UPDATE 1-Market technology risks in spotlight at SEC meeting

Fri Sep 28, 2012 12:43pm EDT

NEW YORK, Sept 28 (Reuters) - U.S. financial regulators have called on experts in high frequency trading to discuss the risks technology poses to stock markets following the latest in a series of trading errors blamed on computer glitches.

The U.S. Securities and Exchange Commission on Friday published a list of computer specialists and scientists mostly tied to big Wall Street firms who will give presentations at the roundtable next week on technology issues in the U.S. stock market.

The SEC scheduled the Tuesday discussion after a wayward trading event on Aug. 1, when a software glitch led stock market maker Knight Capital Group into an erroneous buying frenzy. Knight's activity moved markets and nearly brought down the firm, ultimately costing it $440 million.

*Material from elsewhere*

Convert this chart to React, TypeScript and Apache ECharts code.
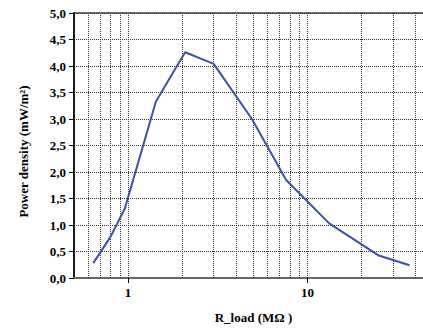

Technological problems have also been blamed for events like the May 6, 2010 flash crash and the botched initial public offerings of Facebook and the BATS Exchange.

While high frequency trading is not the only computer-driven trading in the marketplace, it is where the most time and resources go to developing the latest technologies. High frequency traders are often blamed for large movements in the market because they operate so quickly, and often trade at high volumes.

The roundtable's first panel will deal with preventing errors in trading, while its second will focus on responding to market crises once they occur.

"It is common for the majority of participants on these panels to be pro-HFT, mostly because they understand the market structure better than anyone," said Dennis Dick, a trader at Bright Trading in Detroit and a cofounder of Premarket Info.

"It is hard to find market structure wizards that aren't involved in HFT."

High frequency trading is carried out by powerful computers, with trades completed at speeds more than twice as fast as the blink of a human eye. High frequency trading firms spend tens or even hundreds of millions of dollars on technology, and their activities have recently drawn criticism from other stock market participants, who say they hold unfair advantages in the marketplace.

The panel discussion will bring together representatives from the high frequency shop GETCO, UBS, the trading services firm ITG, and the exchanges BATS, NASDAQ, the New York Stock Exchange and Direct Edge.

The most notable critic of high frequency trading who made the list is Dave Lauer, a consultant on market structure and high frequency trading from Better Markets.

Academics from Massachusetts Institute of Technology and Bentley University will also appear as panelists.